76. Considerations arising from general public international law give rise to serious concern about the international compliance of European Community law, in two ways. Firstly the rule of community law (which I have referred to as the Factortame doctrine, although there are earlier cases) which requires the fundamental or basic laws of Member States to give way amounts to a serious interference in the internal affairs of the Member States in violation of the UN Charter and the 1970 Declaration of Principles, having regard also to the presumptive norm against subjugation to alien domination and exploitation (see Article 1 of the Declaration on the Granting of Independence to Colonial Countries and Peoples of 1960 (UN General Assembly Resolution 1514 (XV)). Whilst it may be that direct effect instruments are compliant where regulations and directives do not purport to over-ride the basic and fundamental laws of the democratic societies whose democracy the basic laws are there to uphold, once that threshold is crossed it seems to me that the interference in the internal affairs of Member States is so violent as to amount to a denial of self-determination. No constitutional lawyer reading the judgment of the Danish Supreme Court in Carlsen & ors could fail to sense the unease and disquiet of the Court at the claims being made for community law over the Danish Constitution, nor could they fail to be moved by the evident adherence of the distinguished members of the Court to Her Danish Majesty or the Kingdom of Denmark Constitution Act, itself passed in the wake of much loss of young Danish life in the Resistance Movement, former members of which I had the privilege of meeting when I went to Denmark to hear the judgment. Secondly the metrication directive interferes with local customs established since time immemorial and the British way of life to such a degree as to amount to an unlawful denial of self-determination (that is to say these are matters for the UK to decide, not Europe). This works both ways : no-one in the UK would suggest that we could or should impose Imperial weights and measures on European states.
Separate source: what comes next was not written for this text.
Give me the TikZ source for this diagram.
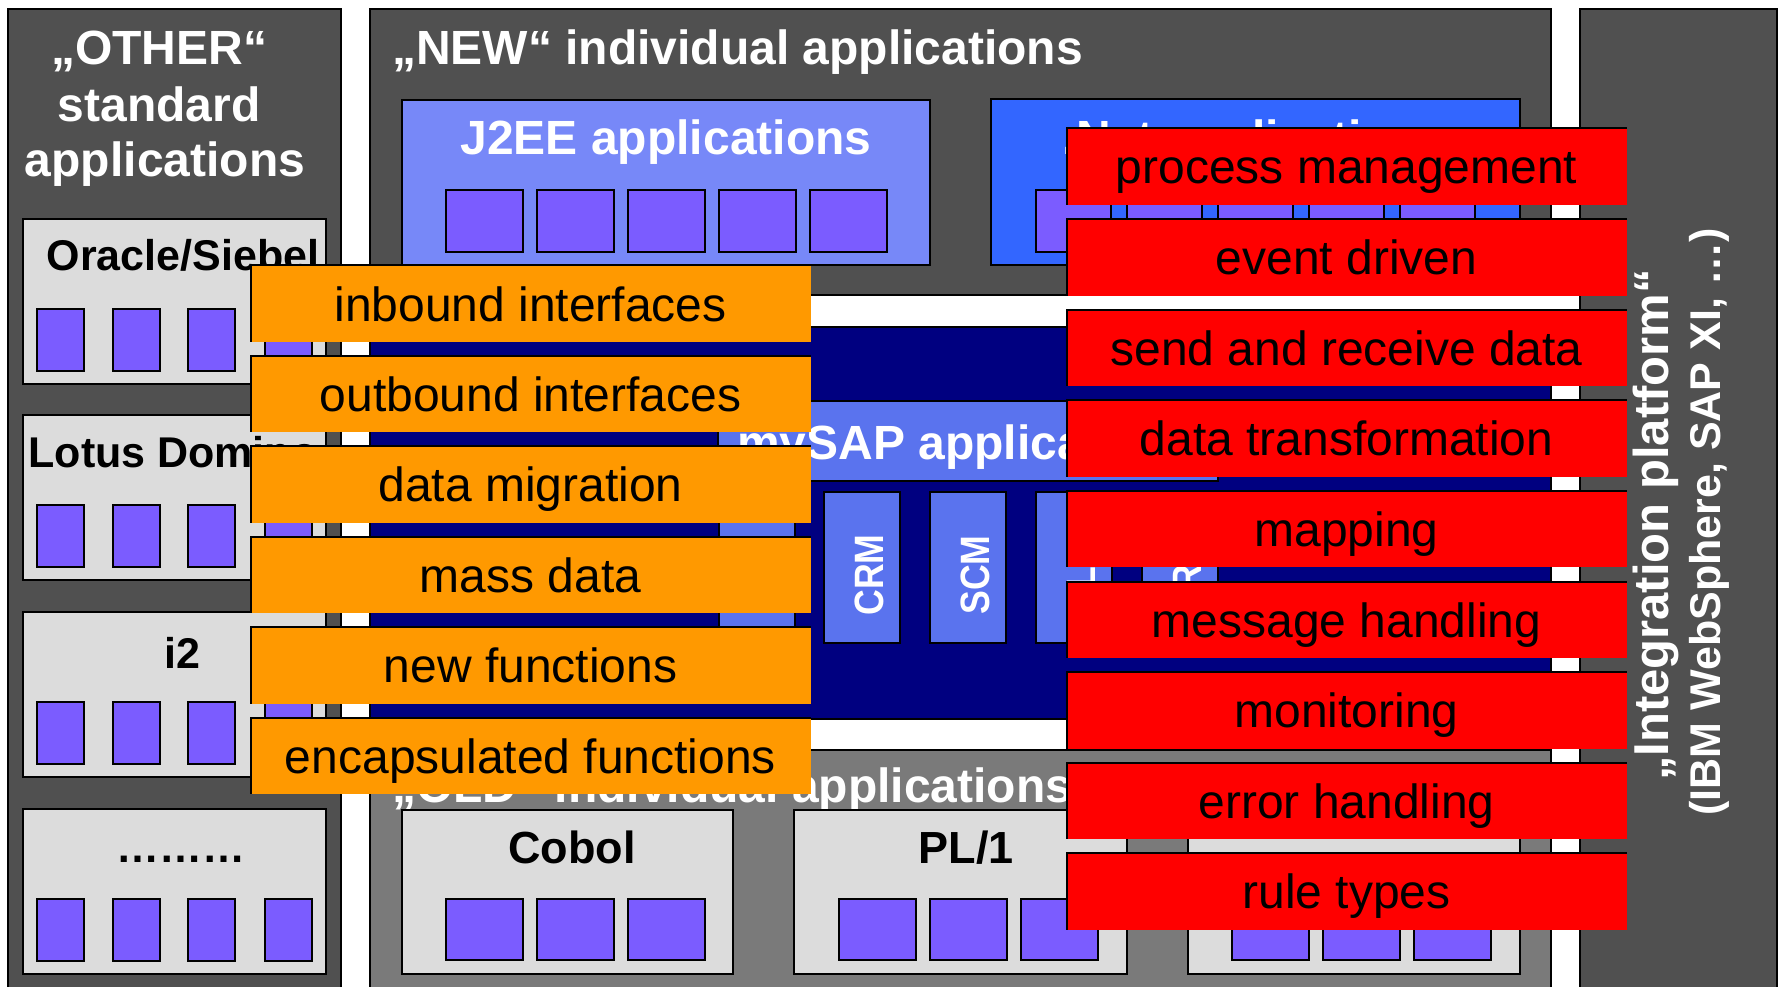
\documentclass[tikz,border=0pt]{standalone}
\usepackage{fontspec}
\setmainfont{Liberation Sans}
\definecolor{panelgray}{HTML}{505050}
\definecolor{oldgray}{HTML}{7A7A7A}
\definecolor{boxgray}{HTML}{DCDCDC}
\definecolor{sqpurple}{HTML}{7B5CFF}
\definecolor{jeeblue}{HTML}{7788F8}
\definecolor{netblue}{HTML}{3366FF}
\definecolor{sapnavy}{HTML}{000080}
\definecolor{sapblue}{HTML}{5A73EE}
\definecolor{featorange}{HTML}{FF9900}
\definecolor{featred}{HTML}{FF0000}
\newcommand{\fsz}[2]{\fontsize{#1}{#2}\selectfont}
\newcommand{\otherbox}[5]{%
  \draw[lbox] (23,#2) rectangle (326,#2+165);
  \node[btitle] (#1) at (#4,#2+#5) {#3};
  \foreach \sx in {37,113,188,265} \draw[sqr] (\sx,#2+90) rectangle (\sx+47,#2+152);
}
\begin{document}
\begin{tikzpicture}[x=1pt,y=-1pt,
  panel/.style={draw=black,line width=2pt},
  lbox/.style={fill=boxgray,draw=black,line width=2.5pt},
  sqr/.style={fill=sqpurple,draw=black,line width=2pt},
  lbl/.style={inner sep=0pt,anchor=base},
  wtitle/.style={lbl,text=white,font={\fsz{48}{57}\bfseries}},
  btitle/.style={lbl,text=black,font={\fsz{43}{51}\bfseries}},
  feat/.style={rectangle,inner sep=0pt,minimum width=561pt,minimum height=77pt,
     path picture={\draw[line width=3pt] (path picture bounding box.south west) -- (path picture bounding box.north west) -- (path picture bounding box.north east);}},
  feattext/.style={lbl,text=black,font={\fsz{48}{57}}},
  modbox/.style={fill=sapblue,draw=black,line width=2.5pt},
  modtext/.style={lbl,rotate=90,text=white,font={\fsz{41}{48}\bfseries}}
]
\useasboundingbox (0,0) rectangle (1781,987);
\fill[white] (0,0) rectangle (1781,987);
\clip (0,0) rectangle (1781,987);

% OTHER standard applications
\draw[panel,fill=panelgray] (8,9) rectangle (341,1000);
\node[wtitle] (othA) at (159,65) {„OTHER“};
\node[wtitle] (othB) at (159,122) {standard};
\node[wtitle] (othC) at (165,177) {applications};
\otherbox{ora}{219}{Oracle/Siebel}{183}{51}
\otherbox{lotus}{415}{Lotus Domino}{173}{52}
\otherbox{itwo}{612}{i2}{182}{56}
\otherbox{more}{809}{………}{181}{53}

% NEW individual applications
\draw[panel,fill=panelgray] (370,9) rectangle (1551,295);
\node[wtitle,anchor=base west] (newt) at (392,65) {„NEW“ individual applications};
\draw[lbox,fill=jeeblue] (402,100) rectangle (930,265);
\node[wtitle] (jee) at (666,155) {J2EE applications};
\foreach \sx in {446,537,628,719,810} \draw[sqr] (\sx,190) rectangle (\sx+77,252);
\draw[lbox,fill=netblue] (991,99) rectangle (1520,265);
\node[wtitle] (net) at (1255,155) {.Net applications};
\foreach \sx in {1036,1127,1218,1309,1400} \draw[sqr] (\sx,190) rectangle (\sx+75,252);

% mySAP
\draw[panel,fill=sapnavy] (370,327) rectangle (1551,719);
\draw[modbox] (718,401) rectangle (1218,481);
\node[wtitle] (sap) at (968,459) {mySAP applications};
\foreach \bx/\m in {719/ERP,824/CRM,930/SCM,1036/PLM,1142/SRM} {
  \draw[modbox] (\bx,492) rectangle (\bx+76,643);
  \node[modtext] (m\m) at (\bx+59,575) {\scalebox{0.87}[1]{\m}};
}

% OLD individual applications
\draw[panel,fill=oldgray] (370,750) rectangle (1551,1000);
\node[wtitle,anchor=base west] (oldt) at (392,802) {„OLD“ individual applications};
\draw[lbox] (402,810) rectangle (733,974);
\node[lbl,font={\fsz{45}{53}\bfseries}] (cobol) at (572,863) {Cobol};
\foreach \sx in {446,537,628} \draw[sqr] (\sx,899) rectangle (\sx+77,960);
\draw[lbox] (794,810) rectangle (1127,974);
\node[lbl,font={\fsz{45}{53}\bfseries}] (pli) at (966,863) {PL/1};
\foreach \sx in {839,930,1021} \draw[sqr] (\sx,899) rectangle (\sx+77,960);
\draw[lbox] (1188,810) rectangle (1520,974);
\foreach \sx in {1232,1323,1414} \draw[sqr] (\sx,899) rectangle (\sx+77,960);

% Integration platform
\draw[panel,fill=panelgray] (1580,9) rectangle (1777,1000);
\node[lbl,rotate=90,text=white,font={\fsz{49}{58}\bfseries}] (intA) at (1668,525) {„Integration platform“};
\node[lbl,rotate=90,text=white,font={\fsz{43}{51}\bfseries}] (intB) at (1720,522) {(IBM WebSphere, SAP XI, …)};

% orange feature bars
\foreach \i/\t in {0/inbound interfaces,1/outbound interfaces,2/data migration,3/mass data,4/new functions,5/encapsulated functions} {
  \node[feat,fill=featorange] (o\i) at (530.5,265+90.4*\i+38.5) {};
  \node[feattext] (ot\i) at (530.5,265+90.4*\i+56) {\t};
}

% red feature bars
\foreach \i/\t in {0/process management,1/event driven,2/send and receive data,3/data transformation,4/mapping,5/message handling,6/monitoring,7/error handling,8/rule types} {
  \node[feat,fill=featred] (r\i) at (1346.5,128+90.6*\i+38.5) {};
  \node[feattext] (rt\i) at (1346.5,128+90.6*\i+56) {\t};
}
\end{tikzpicture}
\end{document}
People in areas under British military occupation (eg the British Zone in what became West Germany and the British Sector in West Berlin) were not forced to adopt the Imperial system, with which they would have been no more comfortable than we are with SI/metric.

 

77. The inalienable right of a nation and people to self-determination is a peremptory norm of general international law and part of the jus cogens, its importance being reflected in the Preamble to the UN Charter, in Articles 21(1) and (3) of the Universal Declaration of Human Rights (with which the Factortame doctrine is plainly inconsistent, seeking as it does to assert a supranational will over the elected legislature of this realm), Article 1(1) of the International Covenant on Human Rights and Article 1(1) of the International Covenant on Civil and Political Rights. I respectfully adopt the following passage from the judgment of the International Criminal Tribunal for the Former Yugoslavia in Prosecutor -v- Furundzija (unreported, Case No IT-95-17/1-T 10, 10th December 1998), expressly approved by the House of Lords in R -v- Bow Street Metropolitan Stipendiary Magistrate & ors ex p General Augusto Pinochet Ugarte [2000] 1 AC 147, per Lord Browne-Wilkinson at 198 :

 

Because of the importance of the values it protects ... has evolved into a peremptory norm or jus cogens, that is, a norm that enjoys a higher rank in the international hierarchy than treaty law and even 'ordinary' customary rules. The most conspicuous consequence of this higher rank is that the principle at issue cannot be derogated from by states through international treaties or local or special customs or even general customary rules not endowed with the same normative force (emphasis added).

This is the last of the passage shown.